━━━━━ DATASET ENTRIES ━━━━━

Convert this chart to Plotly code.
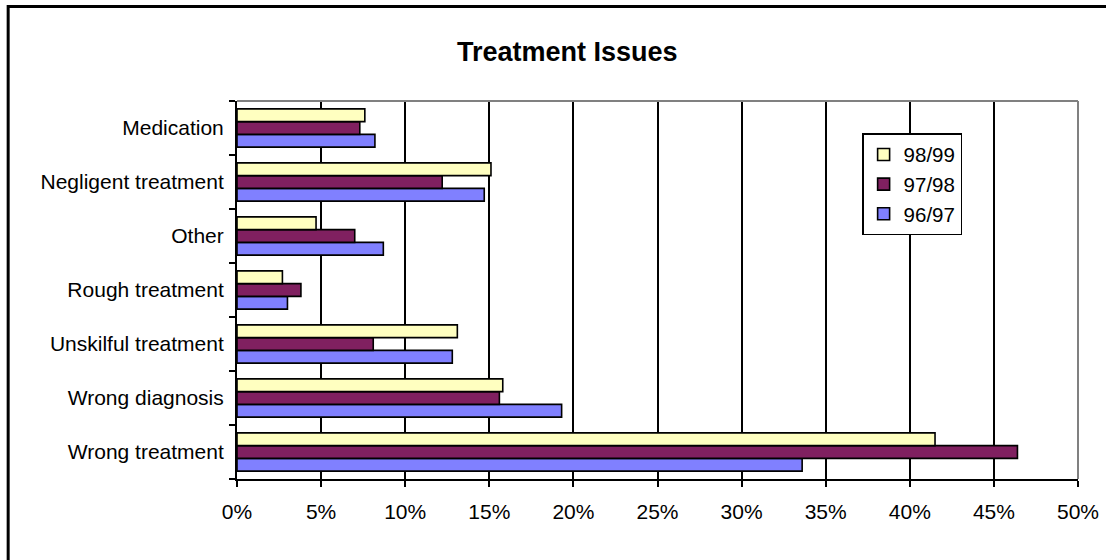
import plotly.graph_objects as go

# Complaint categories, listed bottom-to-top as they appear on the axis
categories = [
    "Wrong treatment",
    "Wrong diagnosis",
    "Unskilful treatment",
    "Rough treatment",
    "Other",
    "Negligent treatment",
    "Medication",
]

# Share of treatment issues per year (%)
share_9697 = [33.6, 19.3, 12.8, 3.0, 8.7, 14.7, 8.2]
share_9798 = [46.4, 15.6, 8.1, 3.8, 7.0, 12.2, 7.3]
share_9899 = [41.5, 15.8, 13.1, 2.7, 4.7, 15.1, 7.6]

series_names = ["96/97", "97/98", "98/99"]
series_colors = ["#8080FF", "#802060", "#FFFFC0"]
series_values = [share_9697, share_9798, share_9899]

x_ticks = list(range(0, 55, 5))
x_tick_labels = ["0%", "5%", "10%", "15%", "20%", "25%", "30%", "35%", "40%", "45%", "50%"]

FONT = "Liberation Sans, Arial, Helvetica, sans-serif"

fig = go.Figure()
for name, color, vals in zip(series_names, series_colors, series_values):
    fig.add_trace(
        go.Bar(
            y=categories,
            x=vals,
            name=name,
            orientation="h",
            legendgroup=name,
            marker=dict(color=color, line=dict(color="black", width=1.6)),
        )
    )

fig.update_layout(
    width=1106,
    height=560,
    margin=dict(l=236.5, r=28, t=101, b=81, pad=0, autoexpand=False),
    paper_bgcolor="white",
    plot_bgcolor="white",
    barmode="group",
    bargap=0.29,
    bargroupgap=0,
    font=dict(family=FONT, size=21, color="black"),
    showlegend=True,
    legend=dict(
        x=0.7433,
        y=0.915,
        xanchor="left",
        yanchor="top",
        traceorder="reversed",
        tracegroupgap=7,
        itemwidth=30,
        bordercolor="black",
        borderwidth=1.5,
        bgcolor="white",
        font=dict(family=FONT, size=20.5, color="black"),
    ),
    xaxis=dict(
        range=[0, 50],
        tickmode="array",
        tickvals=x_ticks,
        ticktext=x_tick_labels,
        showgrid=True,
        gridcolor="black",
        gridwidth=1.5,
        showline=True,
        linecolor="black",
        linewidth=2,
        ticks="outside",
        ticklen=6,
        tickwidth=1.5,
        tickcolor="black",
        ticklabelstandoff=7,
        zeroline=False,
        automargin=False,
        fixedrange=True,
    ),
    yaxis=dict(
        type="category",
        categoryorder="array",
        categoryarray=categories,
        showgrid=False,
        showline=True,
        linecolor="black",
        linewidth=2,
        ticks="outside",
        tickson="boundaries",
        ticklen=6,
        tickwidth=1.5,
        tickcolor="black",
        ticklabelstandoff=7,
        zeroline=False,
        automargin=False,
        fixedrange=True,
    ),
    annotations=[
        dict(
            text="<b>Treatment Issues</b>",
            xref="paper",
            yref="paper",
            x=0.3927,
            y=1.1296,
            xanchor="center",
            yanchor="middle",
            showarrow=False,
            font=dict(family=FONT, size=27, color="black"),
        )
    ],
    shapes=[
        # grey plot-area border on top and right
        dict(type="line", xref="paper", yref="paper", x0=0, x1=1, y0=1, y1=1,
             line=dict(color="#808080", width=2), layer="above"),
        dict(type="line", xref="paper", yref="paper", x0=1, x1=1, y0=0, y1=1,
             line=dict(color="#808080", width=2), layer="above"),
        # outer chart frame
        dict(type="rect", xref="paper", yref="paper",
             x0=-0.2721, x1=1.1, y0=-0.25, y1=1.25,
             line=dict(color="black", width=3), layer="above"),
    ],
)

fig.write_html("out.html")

━━━━━
━━━━━ DATASET ENTRIES ━━━━━

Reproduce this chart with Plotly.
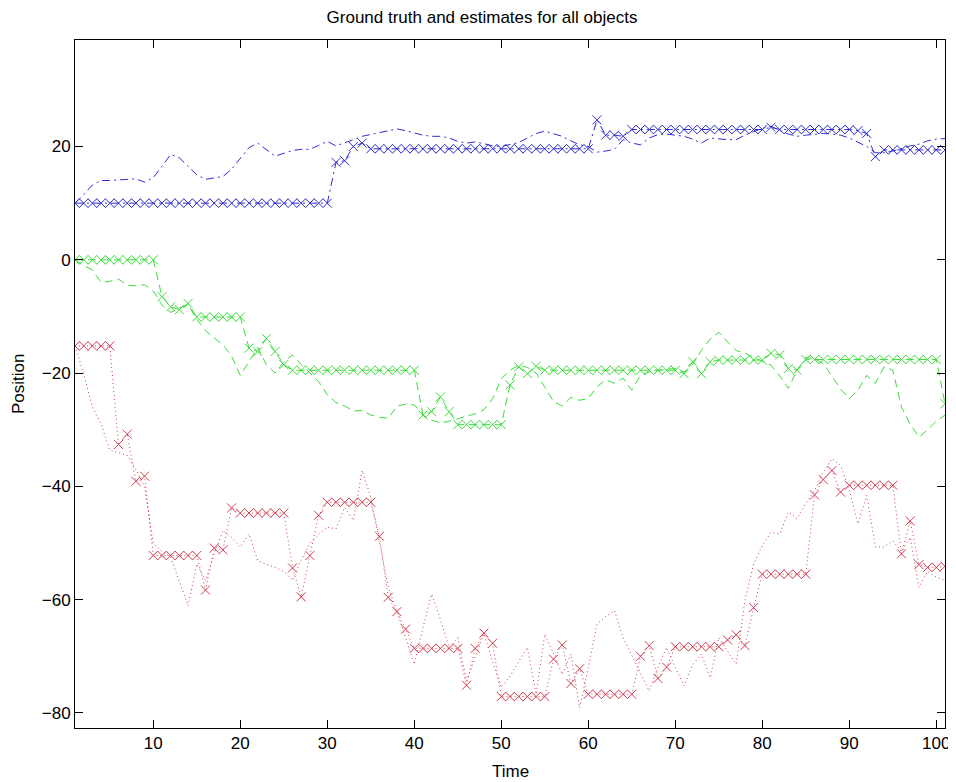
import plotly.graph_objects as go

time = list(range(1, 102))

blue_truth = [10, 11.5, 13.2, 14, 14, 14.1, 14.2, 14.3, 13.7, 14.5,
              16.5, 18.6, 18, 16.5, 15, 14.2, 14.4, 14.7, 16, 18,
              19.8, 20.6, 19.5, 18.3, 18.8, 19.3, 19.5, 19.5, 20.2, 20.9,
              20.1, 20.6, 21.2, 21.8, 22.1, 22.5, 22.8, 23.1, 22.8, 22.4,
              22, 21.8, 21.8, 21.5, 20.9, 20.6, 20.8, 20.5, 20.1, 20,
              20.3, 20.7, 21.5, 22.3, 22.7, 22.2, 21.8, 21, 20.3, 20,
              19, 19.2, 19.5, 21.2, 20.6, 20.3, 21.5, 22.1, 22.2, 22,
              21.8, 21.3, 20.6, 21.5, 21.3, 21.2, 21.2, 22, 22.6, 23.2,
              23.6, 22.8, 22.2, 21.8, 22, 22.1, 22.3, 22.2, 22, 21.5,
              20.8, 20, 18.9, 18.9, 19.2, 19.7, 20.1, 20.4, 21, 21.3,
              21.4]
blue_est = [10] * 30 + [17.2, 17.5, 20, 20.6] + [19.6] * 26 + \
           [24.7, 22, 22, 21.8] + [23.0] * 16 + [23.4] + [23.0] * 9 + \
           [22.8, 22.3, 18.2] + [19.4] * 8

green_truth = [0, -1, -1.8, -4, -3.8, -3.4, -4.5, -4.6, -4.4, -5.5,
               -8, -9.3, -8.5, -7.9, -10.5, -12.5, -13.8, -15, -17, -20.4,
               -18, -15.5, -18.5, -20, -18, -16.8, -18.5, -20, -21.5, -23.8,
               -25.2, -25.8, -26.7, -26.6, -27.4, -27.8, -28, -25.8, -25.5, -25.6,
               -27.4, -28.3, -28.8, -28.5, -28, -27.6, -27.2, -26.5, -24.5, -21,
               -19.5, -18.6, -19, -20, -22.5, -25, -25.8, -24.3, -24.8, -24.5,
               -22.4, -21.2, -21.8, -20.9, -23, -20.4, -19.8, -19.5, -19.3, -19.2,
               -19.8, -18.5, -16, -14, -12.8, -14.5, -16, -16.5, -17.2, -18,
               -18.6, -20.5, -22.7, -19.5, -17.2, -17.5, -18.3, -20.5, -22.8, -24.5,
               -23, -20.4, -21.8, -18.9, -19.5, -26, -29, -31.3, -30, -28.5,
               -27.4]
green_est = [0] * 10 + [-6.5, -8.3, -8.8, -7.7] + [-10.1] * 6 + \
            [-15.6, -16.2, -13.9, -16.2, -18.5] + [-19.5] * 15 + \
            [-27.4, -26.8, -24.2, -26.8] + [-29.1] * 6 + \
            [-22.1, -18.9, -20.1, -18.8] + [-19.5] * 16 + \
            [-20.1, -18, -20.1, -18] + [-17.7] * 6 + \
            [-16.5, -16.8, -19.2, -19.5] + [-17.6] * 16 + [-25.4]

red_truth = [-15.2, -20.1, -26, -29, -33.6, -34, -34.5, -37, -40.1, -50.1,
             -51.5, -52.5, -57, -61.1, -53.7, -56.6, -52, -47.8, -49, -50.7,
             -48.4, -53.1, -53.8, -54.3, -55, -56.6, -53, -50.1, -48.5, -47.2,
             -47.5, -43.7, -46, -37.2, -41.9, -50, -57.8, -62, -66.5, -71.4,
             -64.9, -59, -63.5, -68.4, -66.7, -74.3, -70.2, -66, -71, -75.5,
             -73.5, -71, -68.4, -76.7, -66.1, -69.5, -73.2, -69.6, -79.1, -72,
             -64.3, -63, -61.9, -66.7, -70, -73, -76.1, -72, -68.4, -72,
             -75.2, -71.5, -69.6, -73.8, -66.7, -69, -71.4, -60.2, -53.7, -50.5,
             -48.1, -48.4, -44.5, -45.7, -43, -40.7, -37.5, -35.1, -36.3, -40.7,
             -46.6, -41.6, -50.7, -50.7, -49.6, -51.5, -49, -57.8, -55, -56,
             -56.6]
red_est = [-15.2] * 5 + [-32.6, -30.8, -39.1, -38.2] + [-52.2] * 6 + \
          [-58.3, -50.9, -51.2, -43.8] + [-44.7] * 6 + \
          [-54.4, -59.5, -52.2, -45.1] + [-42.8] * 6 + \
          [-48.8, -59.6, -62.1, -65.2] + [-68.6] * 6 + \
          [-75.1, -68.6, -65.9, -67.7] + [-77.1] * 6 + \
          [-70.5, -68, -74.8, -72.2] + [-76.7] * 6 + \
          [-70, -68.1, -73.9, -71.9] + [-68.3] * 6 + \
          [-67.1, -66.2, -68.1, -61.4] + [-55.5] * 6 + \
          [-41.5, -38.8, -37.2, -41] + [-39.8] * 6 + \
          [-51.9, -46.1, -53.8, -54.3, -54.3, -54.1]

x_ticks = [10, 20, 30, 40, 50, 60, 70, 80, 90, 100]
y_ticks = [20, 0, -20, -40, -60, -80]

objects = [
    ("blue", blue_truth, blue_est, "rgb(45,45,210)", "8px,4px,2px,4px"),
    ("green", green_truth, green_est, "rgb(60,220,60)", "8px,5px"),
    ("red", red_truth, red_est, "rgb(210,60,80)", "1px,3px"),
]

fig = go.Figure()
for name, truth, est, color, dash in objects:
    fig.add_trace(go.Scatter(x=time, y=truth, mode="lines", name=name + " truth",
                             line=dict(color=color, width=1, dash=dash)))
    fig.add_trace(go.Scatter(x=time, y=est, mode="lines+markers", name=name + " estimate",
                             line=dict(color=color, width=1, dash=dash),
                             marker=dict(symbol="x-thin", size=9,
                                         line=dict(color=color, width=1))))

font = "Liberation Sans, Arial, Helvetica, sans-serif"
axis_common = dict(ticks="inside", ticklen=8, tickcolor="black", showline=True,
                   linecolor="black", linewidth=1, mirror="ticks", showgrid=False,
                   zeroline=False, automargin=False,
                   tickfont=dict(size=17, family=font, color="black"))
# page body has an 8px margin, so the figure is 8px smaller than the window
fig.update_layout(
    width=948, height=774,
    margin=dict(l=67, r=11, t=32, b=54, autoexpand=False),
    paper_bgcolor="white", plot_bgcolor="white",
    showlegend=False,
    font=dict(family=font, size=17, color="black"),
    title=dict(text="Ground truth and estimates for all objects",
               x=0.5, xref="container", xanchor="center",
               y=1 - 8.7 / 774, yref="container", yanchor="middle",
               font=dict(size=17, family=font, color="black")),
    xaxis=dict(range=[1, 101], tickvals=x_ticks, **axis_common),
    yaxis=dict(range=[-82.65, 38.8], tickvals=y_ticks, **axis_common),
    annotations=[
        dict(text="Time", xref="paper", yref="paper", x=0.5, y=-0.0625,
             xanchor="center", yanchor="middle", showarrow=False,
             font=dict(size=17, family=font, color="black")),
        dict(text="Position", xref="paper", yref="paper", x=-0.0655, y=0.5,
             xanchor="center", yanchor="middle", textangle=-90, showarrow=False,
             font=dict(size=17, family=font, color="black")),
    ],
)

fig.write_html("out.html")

━━━━━

TASK BRIEF: Nothing but the lines from the one containing "Reproduce this chart with Plotly." through the one containing "time = list(range(1, 102))" should appear in your copy, exactly as written and without pictures.

COMPLETE OUTPUT:
Reproduce this chart with Plotly.
import plotly.graph_objects as go

time = list(range(1, 102))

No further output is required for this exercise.